The app, which doesn’t require attachment to a cellular network or Wi-Fi during operation, is designed to capture your exact location at specific points in time. The workflow for using GPS4CAM is simple. At the beginning of a trip, whether it’s a one-hour hike in the foothills or a 90-day expedition, you press a large green button to indicate to the app that you want to start capturing your location. There are four different settings for location capture: standard (every five minutes), energy saving (captured via GSM, requires a cellular signal), precise (every 30 seconds), or manual (you need to shake the phone to capture the location).
Gallery: GPS4CAM
As you go about your trip, the app is capturing time and location information. At the end of your trip, you press an “Export” button to generate a 2D QR bar code, and then take a photo of the bar code with the same camera you’ve been using to take the photos. If you’ve captured a lot of images during your trip, the app may generate multiple QR codes, all of which you need to take photos of.
Next, you move your thousands of photos from the camera to a folder on your Mac or PC. Developer Michael Diguet has written a desktop app for Mac and Windows that is downloadable for free. What does the desktop app do? It goes through the images from your camera, grabs the QR bar codes, and then matches the time stamp in the EXIF photo information data to time and location information stored in the QR codes. Each image is then updated with the GPS information. At the end of the process, you can import the images with the GPS data into your favorite photography app.
In order to test-drive the app, I used while running some errands earlier in the week. My camera? A Canon PowerShot SX30IS “Super Zoom”, with no built-in GPS capability. At each stop on my little trip, I took a picture, then shook the iPhone to capture the GPS information in GPS4CAM. The app vibrates the phone to let you know that it has done a GPS capture, so I was concerned when it vibrated twice (indicating a double capture) at a few stops. At the end of my errand run I “exported” the QR code and dutifully snapped a photo.
The GPS4CAM desktop app is quite minimalistic, just asking for the location of the input and output folders for your photos. After creating a couple of folders, moving the images off of my camera and into the input folder, and then letting the app do its work, it took less than a minute to geotag all of the images.
By the way, you can also look at maps of each trip — that’s shown in the main post image at the top of this review. A red dot indicates a location where that can be zoomed into to reveal other more precise locations, while a green dot is a single tag point.
After importing those photos into iPhoto, I was happy to see that they did properly reflect the locations of where the photos were taken.

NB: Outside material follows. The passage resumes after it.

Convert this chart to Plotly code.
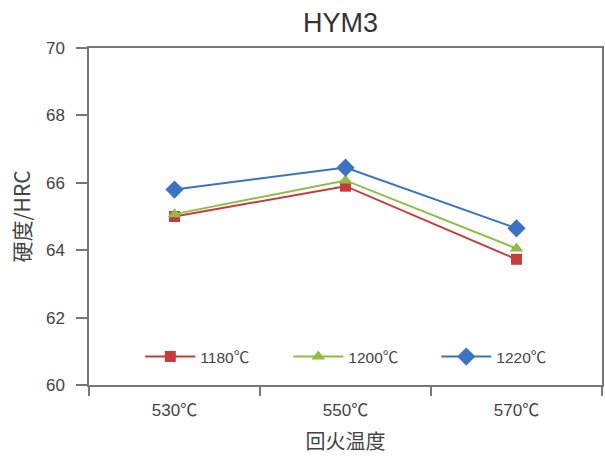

That’s going to save my wife — the person in our household who does most of the organization and publishing of our vacation photos — a lot of time, since she will no longer have to manually enter locations.
GPS4CAM puts the photos of the QR codes into a special folder so you don’t import them into iPhoto or Aperture, and also generates a .GPX (GPS eXchange Format) file if you want to throw that into Google Earth.
GPS4CAM works flawlessly and quickly, and is an excellent addition to the app library of any photographer with an iPhone.